Africa on the brink of solid growth


Thu, 09 Nov 2006
 

Africa was on the cusp of breaking out of a long period of economic stagnation, the World Bank said on Thursday.

"Renewed growth and improved governance across a number of African states is setting the stage for taking advantage of opportunities that are emerging from a rapidly changing world economy," the bank's vice president for Africa, Gobind Nankani, said.

He was announcing a bank study 'Facing the challenges of African Growth' that highlights infrastructure, investment, innovation and institutional capacity as critical areas for sustainable development.

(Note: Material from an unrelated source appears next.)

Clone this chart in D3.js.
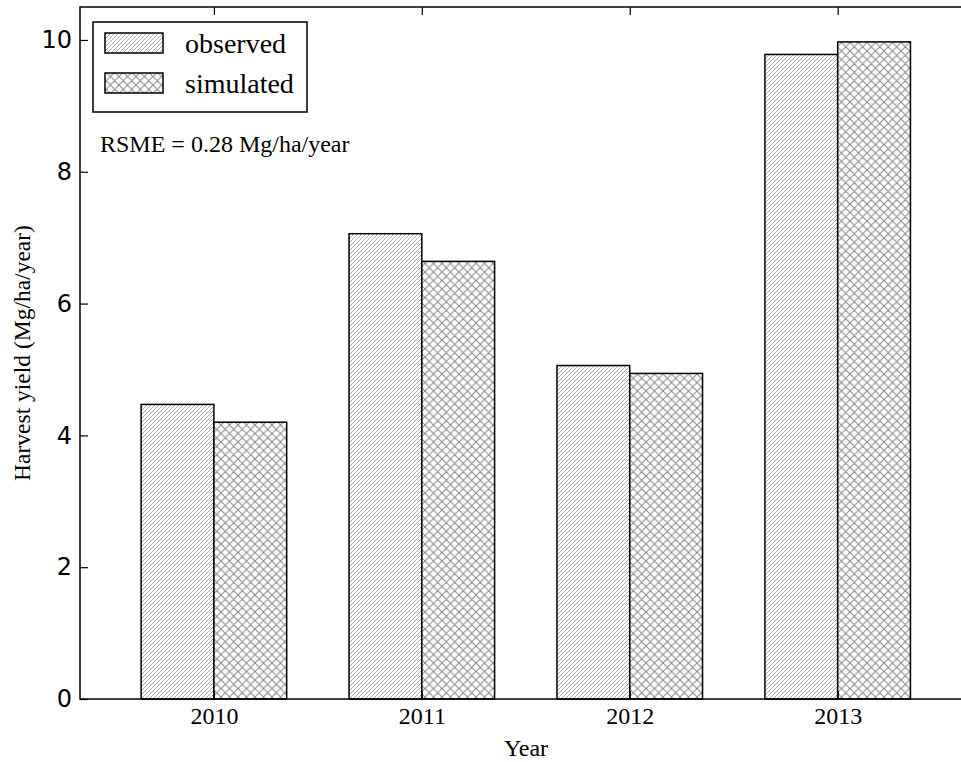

"African economies have shown that they are capable of short spurts of robust growth. The challenge, as the study confirms, remains one of sustaining such a pace for longer periods," Nankani said.

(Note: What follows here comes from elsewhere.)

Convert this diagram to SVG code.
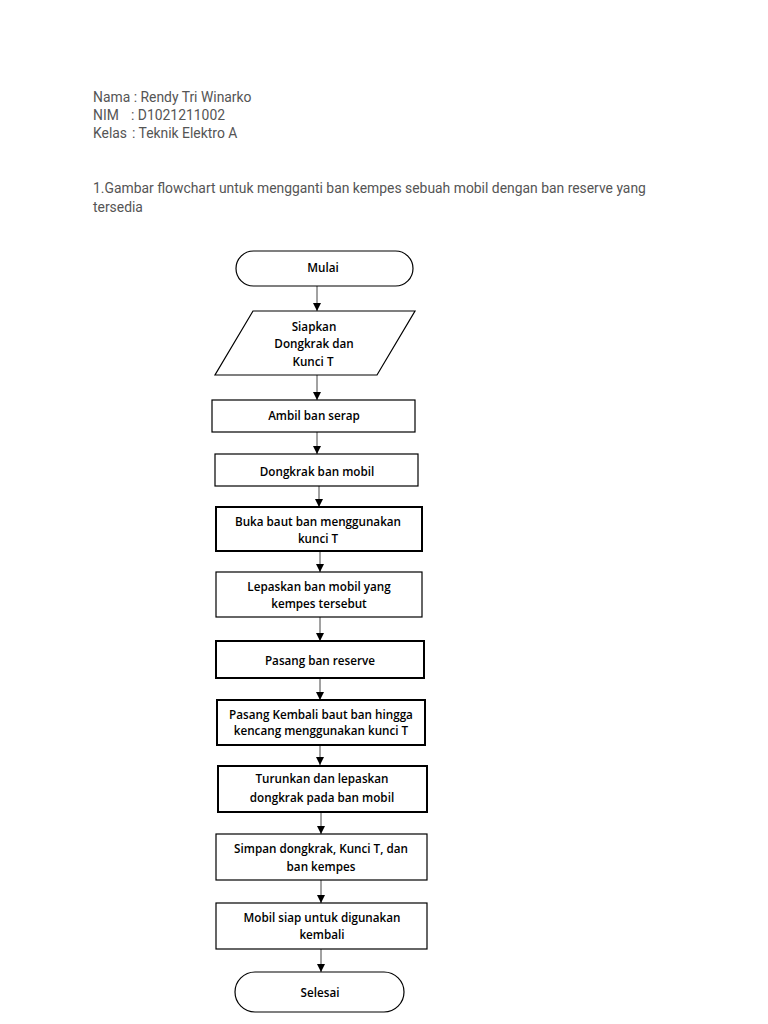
<svg xmlns="http://www.w3.org/2000/svg" width="768" height="1024" viewBox="0 0 768 1024">
<defs>
<marker id="arr" viewBox="0 0 10 10" refX="10" refY="5" markerWidth="8" markerHeight="8" markerUnits="userSpaceOnUse" orient="auto">
<path d="M0,0 L10,5 L0,10 z" fill="#000"/>
</marker>
<style>
.hdr{font-family:Roboto,"Liberation Sans",sans-serif;font-size:13.9px;fill:#555}
.box{fill:#fff;stroke:#000;stroke-width:1.2}
.thick{stroke-width:2}
.lbl{font-family:"Open Sans","Noto Sans",sans-serif;font-weight:600;font-size:11.7px;fill:#000;text-anchor:middle}
.con{stroke:#444;stroke-width:1;fill:none;marker-end:url(#arr)}
</style>
</defs>
<rect width="768" height="1024" fill="#fff"/>
<g id="header">
<text class="hdr" x="93" y="102">Nama : Rendy Tri Winarko</text>
<text class="hdr" x="93" y="120">NIM</text>
<text class="hdr" x="131" y="120">: D1021211002</text>
<text class="hdr" x="93" y="138">Kelas</text>
<text class="hdr" x="132" y="138">: Teknik Elektro A</text>
<text class="hdr" x="93" y="193">1.Gambar flowchart untuk mengganti ban kempes sebuah mobil dengan ban reserve yang</text>
<text class="hdr" x="93" y="212">tersedia</text>
</g>
<g id="connectors">
<line class="con" x1="317" y1="286" x2="317" y2="311"/>
<line class="con" x1="317" y1="375" x2="317" y2="400"/>
<line class="con" x1="317" y1="432" x2="317" y2="454"/>
<line class="con" x1="319" y1="486" x2="319" y2="507"/>
<line class="con" x1="320" y1="551" x2="320" y2="572"/>
<line class="con" x1="320" y1="617" x2="320" y2="641"/>
<line class="con" x1="320" y1="678" x2="320" y2="700"/>
<line class="con" x1="320" y1="745" x2="320" y2="765"/>
<line class="con" x1="321" y1="812" x2="321" y2="834"/>
<line class="con" x1="321" y1="880" x2="321" y2="903"/>
<line class="con" x1="321" y1="949" x2="321" y2="972"/>
</g>
<g id="mulai">
<rect class="box" x="236" y="251" width="177" height="35" rx="17.5"/>
<text class="lbl" x="323" y="272">Mulai</text>
</g>
<g id="siapkan">
<polygon class="box" points="253,311 415,311 377,375 215,375"/>
<text class="lbl" x="314" y="331">Siapkan</text>
<text class="lbl" x="314" y="348">Dongkrak dan</text>
<text class="lbl" x="313" y="366">Kunci T</text>
</g>
<g id="ambil">
<rect class="box" x="212" y="400" width="203" height="32"/>
<text class="lbl" x="314" y="420">Ambil ban serap</text>
</g>
<g id="dongkrak">
<rect class="box" x="215" y="454" width="203" height="32"/>
<text class="lbl" x="317" y="476">Dongkrak ban mobil</text>
</g>
<g id="buka">
<rect class="box thick" x="216" y="507" width="206" height="44"/>
<text class="lbl" x="318" y="526">Buka baut ban menggunakan</text>
<text class="lbl" x="318" y="543">kunci T</text>
</g>
<g id="lepaskan">
<rect class="box" x="216" y="572" width="206" height="45"/>
<text class="lbl" x="319" y="591">Lepaskan ban mobil yang</text>
<text class="lbl" x="319" y="608">kempes tersebut</text>
</g>
<g id="pasang">
<rect class="box thick" x="216" y="641" width="208" height="37"/>
<text class="lbl" x="320" y="665">Pasang ban reserve</text>
</g>
<g id="pasangkembali">
<rect class="box thick" x="217" y="700" width="208" height="45"/>
<text class="lbl" x="321" y="719">Pasang Kembali baut ban hingga</text>
<text class="lbl" x="321" y="735">kencang menggunakan kunci T</text>
</g>
<g id="turunkan">
<rect class="box thick" x="218" y="766" width="209" height="46"/>
<text class="lbl" x="322" y="783">Turunkan dan lepaskan</text>
<text class="lbl" x="322" y="802">dongkrak pada ban mobil</text>
</g>
<g id="simpan">
<rect class="box" x="216" y="834" width="211" height="46"/>
<text class="lbl" x="321" y="853">Simpan dongkrak, Kunci T, dan</text>
<text class="lbl" x="321" y="871">ban kempes</text>
</g>
<g id="mobilsiap">
<rect class="box" x="216" y="903" width="211" height="46"/>
<text class="lbl" x="322" y="922">Mobil siap untuk digunakan</text>
<text class="lbl" x="322" y="939">kembali</text>
</g>
<g id="selesai">
<rect class="box" x="235" y="972" width="169" height="40" rx="20"/>
<text class="lbl" x="320" y="997">Selesai</text>
</g>
</svg>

Lags in eradicating poverty
"Africa's slow and erratic growth performance has been identified as the single most important reason behind its lagging position in eradicating poverty." Africa hosted only 10 percent of global population, yet was home to 30 percent of the world's poor. In 2000, 300 million people in Africa lived on less than one dollar a day.

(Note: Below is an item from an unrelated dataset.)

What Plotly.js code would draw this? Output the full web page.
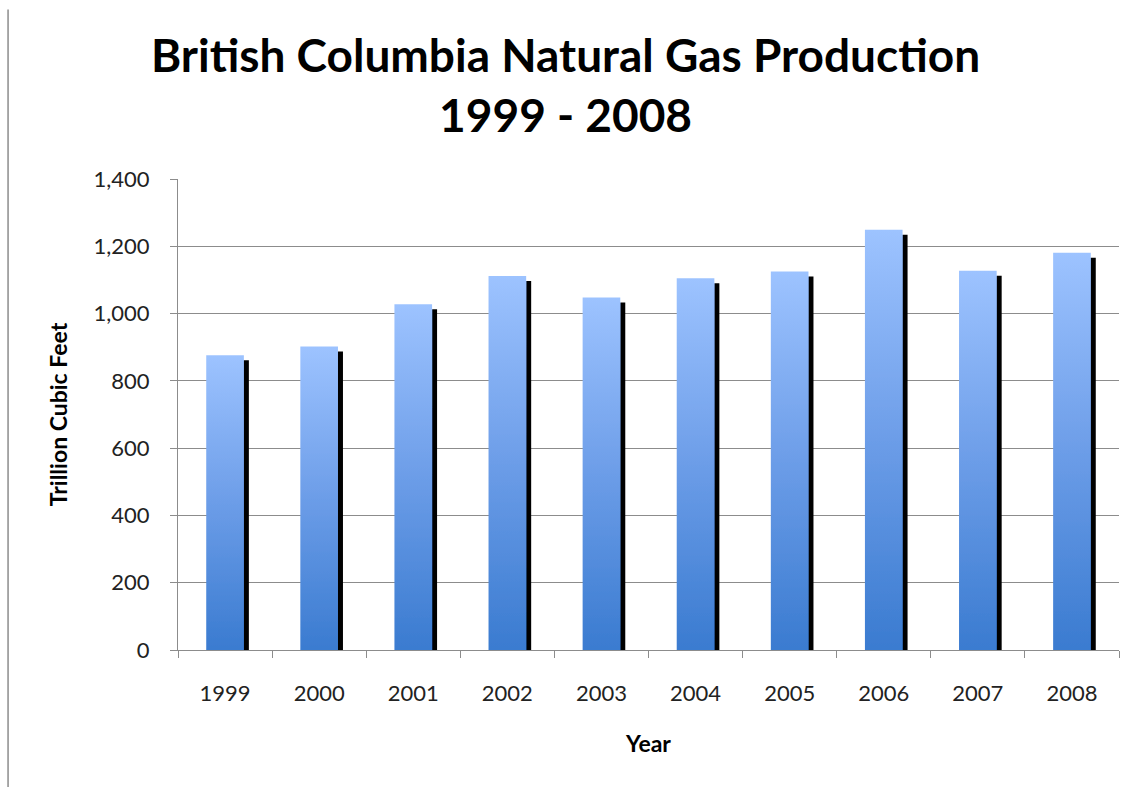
<!DOCTYPE html>
<html>
<head>
<meta charset="utf-8">
<script src="https://cdn.plot.ly/plotly-3.0.1.min.js"></script>
<style>
  body { margin: 0; background: #fff; }
  #chart { width: 1138px; height: 787px; }
</style>
</head>
<body>
<div id="chart"></div>
<script>
// values
var years = ['1999', '2000', '2001', '2002', '2003', '2004', '2005', '2006', '2007', '2008'];
var production = [876, 902, 1028, 1112, 1048, 1105, 1125, 1249, 1127, 1181];

var fontFamily = 'Lato, "Open Sans", sans-serif';

var trace = {
  x: years,
  y: production,
  type: 'bar',
  width: 0.4,
  marker: { color: '#6a9be6', line: { width: 0 } },
  hoverinfo: 'x+y'
};

var layout = {
  width: 1138,
  height: 787,
  paper_bgcolor: '#ffffff',
  plot_bgcolor: '#ffffff',
  margin: { l: 178, r: 19, t: 179, b: 137 },
  showlegend: false,
  title: {
    text: '<b>British Columbia Natural Gas Production<br>1999 - 2008</b>',
    font: { family: fontFamily, size: 46, color: '#000000' },
    x: 0.497,
    xanchor: 'center',
    y: 0.908,
    yanchor: 'middle'
  },
  xaxis: {
    type: 'category',
    showline: true,
    linecolor: '#8c8c8c',
    linewidth: 1,
    ticks: 'outside',
    tickson: 'boundaries',
    ticklen: 7,
    tickcolor: '#8c8c8c',
    ticklabelstandoff: 24,
    tickfont: { family: fontFamily, size: 22, color: '#222222' },
    showgrid: false,
    title: {
      text: '<b>Year</b>',
      font: { family: fontFamily, size: 23, color: '#000000' },
      standoff: 30
    }
  },
  yaxis: {
    range: [0, 1400],
    dtick: 200,
    tickformat: ',d',
    showline: true,
    linecolor: '#8c8c8c',
    linewidth: 1,
    ticks: 'outside',
    ticklen: 7,
    tickcolor: '#8c8c8c',
    ticklabelstandoff: 16,
    tickfont: { family: fontFamily, size: 22, color: '#222222' },
    showgrid: true,
    gridcolor: '#8c8c8c',
    gridwidth: 1,
    zeroline: false,
    title: {
      text: '<b>Trillion Cubic Feet</b>',
      font: { family: fontFamily, size: 23, color: '#000000' },
      standoff: 19
    }
  },
  shapes: [{
    type: 'line', xref: 'paper', yref: 'paper',
    x0: -0.1806, x1: -0.1806, y0: -0.30, y1: 1.36,
    line: { color: '#8c8c8c', width: 1.5 }
  }]
};

Plotly.newPlot('chart', [trace], layout, { displayModeBar: false, staticPlot: true }).then(function (gd) {
  // vertical gradient and drop shadow on the bars, like the original
  var ns = 'http://www.w3.org/2000/svg';
  var defs = gd.querySelector('.main-svg defs');

  var grad = document.createElementNS(ns, 'linearGradient');
  grad.setAttribute('id', 'barGrad');
  grad.setAttribute('x1', '0'); grad.setAttribute('y1', '0');
  grad.setAttribute('x2', '0'); grad.setAttribute('y2', '1');
  [['0', '#9dc3ff'], ['0.5', '#6c9de8'], ['1', '#3a7bd0']].forEach(function (s) {
    var stop = document.createElementNS(ns, 'stop');
    stop.setAttribute('offset', s[0]);
    stop.setAttribute('stop-color', s[1]);
    grad.appendChild(stop);
  });
  defs.appendChild(grad);

  var filt = document.createElementNS(ns, 'filter');
  filt.setAttribute('id', 'barShadow');
  filt.setAttribute('x', '-20%'); filt.setAttribute('y', '-20%');
  filt.setAttribute('width', '150%'); filt.setAttribute('height', '150%');
  var ds = document.createElementNS(ns, 'feDropShadow');
  ds.setAttribute('dx', '5');
  ds.setAttribute('dy', '5');
  ds.setAttribute('stdDeviation', '0.6');
  ds.setAttribute('flood-color', '#000000');
  ds.setAttribute('flood-opacity', '1');
  filt.appendChild(ds);
  defs.appendChild(filt);

  gd.querySelectorAll('.barlayer .point path').forEach(function (p) {
    p.style.fill = 'url(#barGrad)';
    p.setAttribute('filter', 'url(#barShadow)');
  });
});
</script>
</body>
</html>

The study finds that a distinct characteristic of Africa's long-term growth experience was a deep and prolonged contraction of growth from 1974-1994 sandwiched between the moderately high growth rates of the 1960s and after the mid-1990s.

"Annual per capita growth rates of around two percent in the early 1960s rose to nearly five percent by the end of that decade, then fell steadily through the early 1970s, turned negative during the mid-1980s, and since the mid-1980s have then climbed back to around two percent since the mid-1990s," the author of the study and advisor to Nankani, Benno Ndulu, said.

Behind the world
"With the exception of Botswana and Mauritius, growth in the rest of Sub-Saharan Africa has been episodic in the four decades since 1960 resulting in the region falling further behind the rest of the developing world and in income levels regressing relative to the levels in 1960."

In 2004, per capita income for a group of nine African countries had actually regressed relative to the levels in 1960. These were Angola, Central African Republic, Comoros, Madagascar, Niger, Senegal, Sierra Leone, Democratic Republic of Congo and Zambia.

Capital flight from Africa had made a dire situation worse. In 1990, it was estimated that Africans held up to 40 percent of their wealth outside Africa.